14 – Toshiyuki Kita (1942-)
Auteur des fauteuils Wink (1980, Cassina) et Saruyama Island (2006, Moroso ; 1989 pour la première version), Toshiyuki Kita est un familier du Salon du meuble de Milan. Au Japon, ce qui le distingue des autres, c’est son téléviseur Aquos (Sharp, 2001), qui rappelle un elfe de Miyazaki, et son robot jaune Wakamaru, qui vous suit des yeux d’un regard aimant (Mitsubishi).
15 – Tokujin Yoshioka (1967-)
Tokujin Yoshioka a travaillé un an avec le grand Shiro Kuramata (voir ci-dessus) et quatre autres chez le styliste Issey Miyake. Cela influencerait n’importe qui. À Tokyo, en 2004, le designer a agité les carrés de soie de la Maison Hermès avec le vent d’une soufflerie et, en 2008, il a littéralement mis le feu au stand de Moroso lors du Salon international du meuble de Milan avec son incroyable fauteuil Bouquet recouvert de pétales de cuir très couture. Entre vases en verre ondoyant comme de l’eau chez Glas Italia et flamme olympique pour les J.O. de 2021, Tokujin Yoshioka n’en finit pas de s’imposer par des créations remarquées qui se succèdent sans tapage…
16 – Naoto Fukasawa (1956-)
Le design est à l’image de l’homme et inversement. Son glamour est de n’en cultiver aucun. Son style : enlever jusqu’au presque rien.

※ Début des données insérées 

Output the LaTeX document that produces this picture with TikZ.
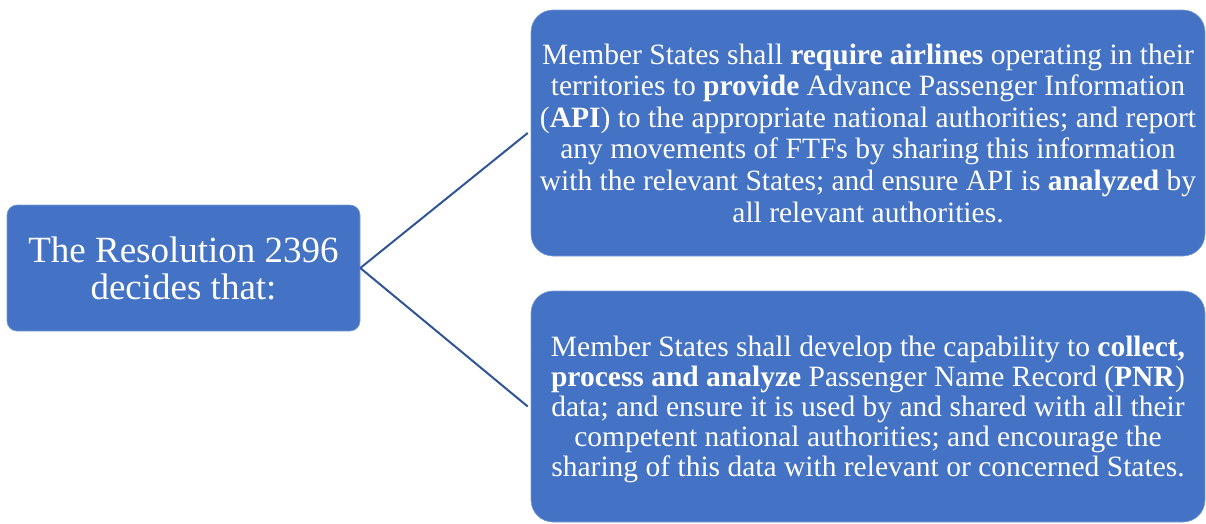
\documentclass[tikz,border=0pt]{standalone}
\usepackage{fontspec}
\setmainfont{Liberation Serif}
\definecolor{boxblue}{HTML}{4472C4}
\definecolor{linkblue}{HTML}{2F5597}
\begin{document}
\begin{tikzpicture}[x=1pt,y=-1pt,
  card/.style={fill=boxblue, draw=boxblue!70!white, line width=0.6pt,
    text=white, align=center, inner sep=0pt},
  link/.style={draw=linkblue, line width=2pt}]
\useasboundingbox (0,0) rectangle (1206,523);
% root box
\node[card, rounded corners=10pt, minimum width=353pt, minimum height=126pt,
  font=\fontsize{37}{37}\selectfont] (root) at (183.5,268)
  {The Resolution 2396\\decides that:};
% API box
\node[card, rounded corners=22pt, minimum width=674pt, minimum height=246pt,
  font=\fontsize{29.5}{31.6}\selectfont] (api) at (868,133)
  {Member States shall \textbf{require airlines} operating in their\\
   territories to \textbf{provide} Advance Passenger Information\\
   (\textbf{API}) to the appropriate national authorities; and report\\
   any movements of FTFs by sharing this information\\
   with the relevant States; and ensure API is \textbf{analyzed} by\\
   all relevant authorities.};
% PNR box (text block sits a little below the centre)
\node[card, rounded corners=22pt, minimum width=674pt, minimum height=231pt,
  font=\fontsize{29.5}{30.2}\selectfont] (pnr) at (868,406.5)
  {\raisebox{0pt}[\dimexpr\height+4pt][\dimexpr\depth-4pt]{\begin{tabular}{@{}c@{}}
   Member States shall develop the capability to \textbf{collect,}\\
   \textbf{process and analyze} Passenger Name Record (\textbf{PNR})\\
   data; and ensure it is used by and shared with all their\\
   competent national authorities; and encourage the\\
   sharing of this data with relevant or concerned States.
   \end{tabular}}};
% connectors
\draw[link] (root.east) -- ([xshift=-3pt]api.west);
\draw[link] (root.east) -- ([xshift=-3pt]pnr.west);
\end{tikzpicture}
\end{document}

Son lecteur CD mural culte (non signé), chez Muji, dont il a longtemps été le directeur artistique, s’allume comme une lampe 1900. Fukasawa ne produit jamais de gadget, il ne dessine que l’utile, comme son Single Toaster. Que ce soit pour son label Plusminuszero ou pour l’éditeur de mobilier en bois Maruni, aujourd’hui, il met la rigueur au service de nos gestes quotidiens.
17 – Oki Sato (1977-)
Oki Sato n’a que 26 ans quand, au SaloneSatellite de Milan, il se fait remarquer pour des lampes en anneaux de Saturne, un sofa en carton et un tapis de bain absorbant. En fondant son studio Nendo (« argile »), il démontre qu’en tant qu’architecte il peut aussi bien créer du design que de l’architecture ou des installations. On l’a étiqueté « as du design poétique » à raison, la preuve notamment avec sa chaise Fadeout, les pieds dans la brume.